▶ [Exercise prompt] Retype nothing but the lines from the start of the material up to and including the line with "var leftMillPeak = [[1.24,141]];". Pictures don't belong in the copy.

▶ [Dataset content]
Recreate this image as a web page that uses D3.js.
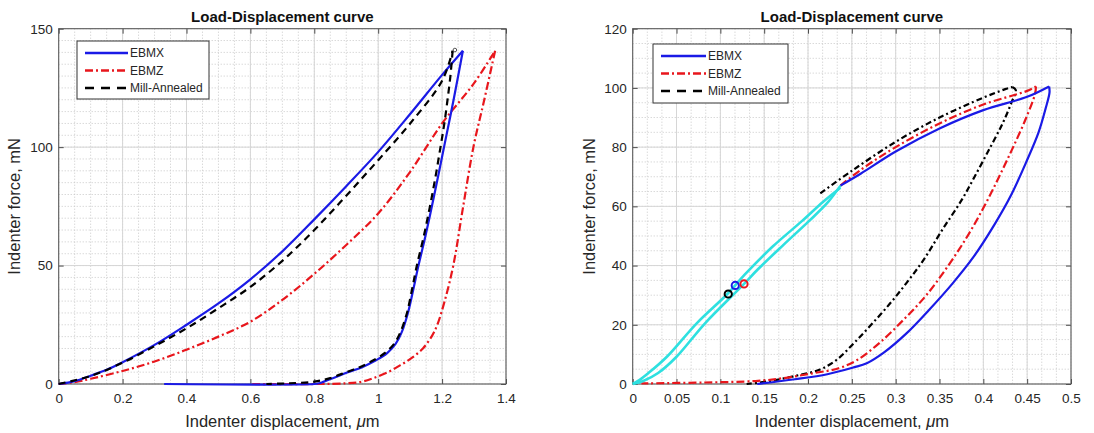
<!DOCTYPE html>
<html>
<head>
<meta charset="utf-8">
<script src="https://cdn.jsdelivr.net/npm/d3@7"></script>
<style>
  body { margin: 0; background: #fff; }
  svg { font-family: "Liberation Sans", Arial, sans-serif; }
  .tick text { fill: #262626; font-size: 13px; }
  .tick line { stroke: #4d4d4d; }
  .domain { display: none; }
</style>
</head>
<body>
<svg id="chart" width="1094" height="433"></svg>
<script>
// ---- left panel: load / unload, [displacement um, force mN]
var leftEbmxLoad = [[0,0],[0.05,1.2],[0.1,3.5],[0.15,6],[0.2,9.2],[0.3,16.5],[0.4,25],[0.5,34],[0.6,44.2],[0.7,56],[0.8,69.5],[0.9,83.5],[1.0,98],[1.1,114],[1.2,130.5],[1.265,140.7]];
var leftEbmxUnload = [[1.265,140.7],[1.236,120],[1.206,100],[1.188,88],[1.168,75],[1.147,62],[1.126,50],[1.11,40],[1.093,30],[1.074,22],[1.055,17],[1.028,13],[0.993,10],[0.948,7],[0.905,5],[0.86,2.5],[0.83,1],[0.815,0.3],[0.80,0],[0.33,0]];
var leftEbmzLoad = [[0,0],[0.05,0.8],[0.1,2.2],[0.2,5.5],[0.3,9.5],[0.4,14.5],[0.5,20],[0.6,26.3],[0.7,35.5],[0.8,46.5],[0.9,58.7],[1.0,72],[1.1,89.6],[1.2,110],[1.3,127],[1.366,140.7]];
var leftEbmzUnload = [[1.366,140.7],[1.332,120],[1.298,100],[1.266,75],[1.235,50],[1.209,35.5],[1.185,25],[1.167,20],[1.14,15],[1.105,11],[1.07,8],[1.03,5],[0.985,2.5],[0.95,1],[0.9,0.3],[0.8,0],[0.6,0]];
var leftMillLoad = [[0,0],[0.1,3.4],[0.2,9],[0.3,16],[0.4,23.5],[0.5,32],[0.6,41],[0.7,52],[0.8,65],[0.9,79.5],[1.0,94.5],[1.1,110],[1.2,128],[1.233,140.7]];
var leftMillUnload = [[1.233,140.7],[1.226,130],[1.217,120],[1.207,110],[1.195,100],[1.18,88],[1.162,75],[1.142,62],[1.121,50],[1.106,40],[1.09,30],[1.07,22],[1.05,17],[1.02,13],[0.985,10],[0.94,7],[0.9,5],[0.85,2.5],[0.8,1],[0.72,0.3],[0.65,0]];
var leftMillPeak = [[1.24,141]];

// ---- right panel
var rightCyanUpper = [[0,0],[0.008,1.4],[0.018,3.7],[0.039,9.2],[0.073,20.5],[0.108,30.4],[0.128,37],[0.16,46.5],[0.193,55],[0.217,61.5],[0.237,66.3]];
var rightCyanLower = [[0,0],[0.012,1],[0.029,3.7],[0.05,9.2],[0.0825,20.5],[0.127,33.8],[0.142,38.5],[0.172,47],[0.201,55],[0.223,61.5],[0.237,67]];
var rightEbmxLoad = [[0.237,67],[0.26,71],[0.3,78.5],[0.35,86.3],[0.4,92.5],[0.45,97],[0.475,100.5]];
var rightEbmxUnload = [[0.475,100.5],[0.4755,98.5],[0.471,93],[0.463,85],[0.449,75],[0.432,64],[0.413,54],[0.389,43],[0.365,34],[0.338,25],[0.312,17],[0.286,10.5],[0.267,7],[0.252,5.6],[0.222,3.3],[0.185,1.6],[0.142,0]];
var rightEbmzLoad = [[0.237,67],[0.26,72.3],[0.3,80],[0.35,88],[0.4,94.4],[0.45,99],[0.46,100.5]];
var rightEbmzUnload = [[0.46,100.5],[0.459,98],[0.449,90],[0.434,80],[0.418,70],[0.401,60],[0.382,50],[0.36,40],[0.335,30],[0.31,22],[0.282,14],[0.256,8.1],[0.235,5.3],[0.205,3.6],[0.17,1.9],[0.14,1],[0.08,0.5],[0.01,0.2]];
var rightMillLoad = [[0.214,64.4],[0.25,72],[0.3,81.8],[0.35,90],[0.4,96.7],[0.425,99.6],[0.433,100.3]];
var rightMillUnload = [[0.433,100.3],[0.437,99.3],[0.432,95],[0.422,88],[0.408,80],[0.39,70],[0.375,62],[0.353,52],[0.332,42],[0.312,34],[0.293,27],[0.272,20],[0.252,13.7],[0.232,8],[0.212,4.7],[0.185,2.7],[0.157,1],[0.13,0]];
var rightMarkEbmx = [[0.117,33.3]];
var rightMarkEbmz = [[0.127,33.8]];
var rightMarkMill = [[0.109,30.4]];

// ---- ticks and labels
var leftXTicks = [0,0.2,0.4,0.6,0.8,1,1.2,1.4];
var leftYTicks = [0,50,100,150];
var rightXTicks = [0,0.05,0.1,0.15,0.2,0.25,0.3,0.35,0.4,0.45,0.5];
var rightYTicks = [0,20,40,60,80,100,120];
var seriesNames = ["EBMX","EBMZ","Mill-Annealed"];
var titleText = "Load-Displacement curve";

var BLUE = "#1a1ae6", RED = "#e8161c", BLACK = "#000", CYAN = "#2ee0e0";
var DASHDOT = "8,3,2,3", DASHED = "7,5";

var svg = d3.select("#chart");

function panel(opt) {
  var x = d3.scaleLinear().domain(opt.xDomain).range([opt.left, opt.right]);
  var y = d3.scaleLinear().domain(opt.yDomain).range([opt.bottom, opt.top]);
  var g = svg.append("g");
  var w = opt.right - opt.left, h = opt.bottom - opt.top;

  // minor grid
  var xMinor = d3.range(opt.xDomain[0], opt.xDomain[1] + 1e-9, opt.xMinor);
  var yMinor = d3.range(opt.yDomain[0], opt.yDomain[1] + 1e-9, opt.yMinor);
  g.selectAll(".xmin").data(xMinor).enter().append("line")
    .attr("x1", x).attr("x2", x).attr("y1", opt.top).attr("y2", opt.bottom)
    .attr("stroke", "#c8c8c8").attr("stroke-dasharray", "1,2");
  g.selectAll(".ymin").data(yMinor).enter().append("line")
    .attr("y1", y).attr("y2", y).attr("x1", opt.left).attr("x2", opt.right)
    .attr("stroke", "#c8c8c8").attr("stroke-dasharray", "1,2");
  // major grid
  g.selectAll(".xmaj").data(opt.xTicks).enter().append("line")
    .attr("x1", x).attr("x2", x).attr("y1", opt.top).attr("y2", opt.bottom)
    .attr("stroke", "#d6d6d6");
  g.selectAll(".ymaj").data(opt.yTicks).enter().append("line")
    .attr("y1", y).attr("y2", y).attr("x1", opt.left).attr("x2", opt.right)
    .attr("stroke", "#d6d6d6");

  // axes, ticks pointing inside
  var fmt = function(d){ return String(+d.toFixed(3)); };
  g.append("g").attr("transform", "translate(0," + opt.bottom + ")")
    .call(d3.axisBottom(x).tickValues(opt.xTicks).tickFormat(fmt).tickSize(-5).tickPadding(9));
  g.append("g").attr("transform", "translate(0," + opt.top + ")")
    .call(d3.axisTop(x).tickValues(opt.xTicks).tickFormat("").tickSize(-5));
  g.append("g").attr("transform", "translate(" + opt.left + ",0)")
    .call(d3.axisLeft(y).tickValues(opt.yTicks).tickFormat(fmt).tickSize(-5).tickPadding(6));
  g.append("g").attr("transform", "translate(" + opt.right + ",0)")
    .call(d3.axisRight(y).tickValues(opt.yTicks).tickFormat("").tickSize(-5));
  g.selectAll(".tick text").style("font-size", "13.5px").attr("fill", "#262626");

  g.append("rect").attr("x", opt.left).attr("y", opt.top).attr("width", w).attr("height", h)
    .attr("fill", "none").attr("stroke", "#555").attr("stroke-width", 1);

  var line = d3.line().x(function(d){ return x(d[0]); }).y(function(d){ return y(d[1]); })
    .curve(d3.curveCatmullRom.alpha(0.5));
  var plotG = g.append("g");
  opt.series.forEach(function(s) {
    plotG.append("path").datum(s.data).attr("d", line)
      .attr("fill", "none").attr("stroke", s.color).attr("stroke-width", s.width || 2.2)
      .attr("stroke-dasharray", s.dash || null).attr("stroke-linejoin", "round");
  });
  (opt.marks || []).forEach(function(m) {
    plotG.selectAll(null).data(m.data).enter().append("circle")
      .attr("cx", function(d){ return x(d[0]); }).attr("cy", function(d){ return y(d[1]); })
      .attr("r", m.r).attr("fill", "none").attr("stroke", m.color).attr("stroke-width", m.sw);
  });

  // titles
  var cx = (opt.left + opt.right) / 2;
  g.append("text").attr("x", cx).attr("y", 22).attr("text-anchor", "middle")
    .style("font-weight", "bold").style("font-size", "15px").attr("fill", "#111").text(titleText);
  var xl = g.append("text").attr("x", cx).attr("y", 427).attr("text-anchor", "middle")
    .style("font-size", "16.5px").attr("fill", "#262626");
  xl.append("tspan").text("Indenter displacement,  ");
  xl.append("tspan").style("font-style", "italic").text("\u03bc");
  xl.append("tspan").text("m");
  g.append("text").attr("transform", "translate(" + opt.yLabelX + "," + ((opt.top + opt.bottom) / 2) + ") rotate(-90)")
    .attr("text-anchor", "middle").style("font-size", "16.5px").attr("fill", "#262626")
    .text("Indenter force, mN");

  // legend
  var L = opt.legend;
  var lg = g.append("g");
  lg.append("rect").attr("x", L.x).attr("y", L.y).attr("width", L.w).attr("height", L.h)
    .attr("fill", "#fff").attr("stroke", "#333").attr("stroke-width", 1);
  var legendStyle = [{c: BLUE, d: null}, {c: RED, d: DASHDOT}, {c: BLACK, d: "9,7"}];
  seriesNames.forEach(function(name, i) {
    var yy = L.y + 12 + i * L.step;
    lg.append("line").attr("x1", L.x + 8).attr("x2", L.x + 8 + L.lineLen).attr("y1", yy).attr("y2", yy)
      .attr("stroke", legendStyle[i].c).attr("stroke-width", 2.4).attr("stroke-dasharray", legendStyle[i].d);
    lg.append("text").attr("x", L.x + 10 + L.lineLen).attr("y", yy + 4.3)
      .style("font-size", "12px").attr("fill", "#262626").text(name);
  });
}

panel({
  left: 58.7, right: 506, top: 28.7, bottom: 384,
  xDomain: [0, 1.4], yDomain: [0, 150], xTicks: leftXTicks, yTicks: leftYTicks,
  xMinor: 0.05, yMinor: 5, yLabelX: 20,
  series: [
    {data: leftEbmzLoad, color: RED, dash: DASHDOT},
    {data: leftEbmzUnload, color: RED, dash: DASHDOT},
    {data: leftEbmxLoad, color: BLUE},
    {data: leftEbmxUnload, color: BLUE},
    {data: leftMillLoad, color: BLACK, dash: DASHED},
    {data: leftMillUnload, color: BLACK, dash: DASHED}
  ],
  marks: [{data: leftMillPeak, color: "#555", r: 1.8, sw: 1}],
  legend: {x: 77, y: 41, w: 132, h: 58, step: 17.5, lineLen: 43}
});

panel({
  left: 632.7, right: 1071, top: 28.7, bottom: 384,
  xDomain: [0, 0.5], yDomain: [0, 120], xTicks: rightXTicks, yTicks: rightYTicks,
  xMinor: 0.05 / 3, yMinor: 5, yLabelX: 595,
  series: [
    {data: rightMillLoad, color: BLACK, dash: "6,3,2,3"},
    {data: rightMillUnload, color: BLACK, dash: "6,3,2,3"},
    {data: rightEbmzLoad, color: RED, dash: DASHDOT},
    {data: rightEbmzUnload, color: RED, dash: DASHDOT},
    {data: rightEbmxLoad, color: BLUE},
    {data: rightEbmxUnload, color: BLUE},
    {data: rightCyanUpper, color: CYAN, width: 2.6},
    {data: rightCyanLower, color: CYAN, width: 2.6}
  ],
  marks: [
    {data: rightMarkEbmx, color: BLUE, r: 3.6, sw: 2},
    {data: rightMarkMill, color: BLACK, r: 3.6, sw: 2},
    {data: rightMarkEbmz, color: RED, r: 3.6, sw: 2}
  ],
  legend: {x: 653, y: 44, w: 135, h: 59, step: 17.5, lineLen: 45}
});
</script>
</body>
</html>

▶ [Task solution]
Recreate this image as a web page that uses D3.js.
<!DOCTYPE html>
<html>
<head>
<meta charset="utf-8">
<script src="https://cdn.jsdelivr.net/npm/d3@7"></script>
<style>
  body { margin: 0; background: #fff; }
  svg { font-family: "Liberation Sans", Arial, sans-serif; }
  .tick text { fill: #262626; font-size: 13px; }
  .tick line { stroke: #4d4d4d; }
  .domain { display: none; }
</style>
</head>
<body>
<svg id="chart" width="1094" height="433"></svg>
<script>
// ---- left panel: load / unload, [displacement um, force mN]
var leftEbmxLoad = [[0,0],[0.05,1.2],[0.1,3.5],[0.15,6],[0.2,9.2],[0.3,16.5],[0.4,25],[0.5,34],[0.6,44.2],[0.7,56],[0.8,69.5],[0.9,83.5],[1.0,98],[1.1,114],[1.2,130.5],[1.265,140.7]];
var leftEbmxUnload = [[1.265,140.7],[1.236,120],[1.206,100],[1.188,88],[1.168,75],[1.147,62],[1.126,50],[1.11,40],[1.093,30],[1.074,22],[1.055,17],[1.028,13],[0.993,10],[0.948,7],[0.905,5],[0.86,2.5],[0.83,1],[0.815,0.3],[0.80,0],[0.33,0]];
var leftEbmzLoad = [[0,0],[0.05,0.8],[0.1,2.2],[0.2,5.5],[0.3,9.5],[0.4,14.5],[0.5,20],[0.6,26.3],[0.7,35.5],[0.8,46.5],[0.9,58.7],[1.0,72],[1.1,89.6],[1.2,110],[1.3,127],[1.366,140.7]];
var leftEbmzUnload = [[1.366,140.7],[1.332,120],[1.298,100],[1.266,75],[1.235,50],[1.209,35.5],[1.185,25],[1.167,20],[1.14,15],[1.105,11],[1.07,8],[1.03,5],[0.985,2.5],[0.95,1],[0.9,0.3],[0.8,0],[0.6,0]];
var leftMillLoad = [[0,0],[0.1,3.4],[0.2,9],[0.3,16],[0.4,23.5],[0.5,32],[0.6,41],[0.7,52],[0.8,65],[0.9,79.5],[1.0,94.5],[1.1,110],[1.2,128],[1.233,140.7]];
var leftMillUnload = [[1.233,140.7],[1.226,130],[1.217,120],[1.207,110],[1.195,100],[1.18,88],[1.162,75],[1.142,62],[1.121,50],[1.106,40],[1.09,30],[1.07,22],[1.05,17],[1.02,13],[0.985,10],[0.94,7],[0.9,5],[0.85,2.5],[0.8,1],[0.72,0.3],[0.65,0]];
var leftMillPeak = [[1.24,141]];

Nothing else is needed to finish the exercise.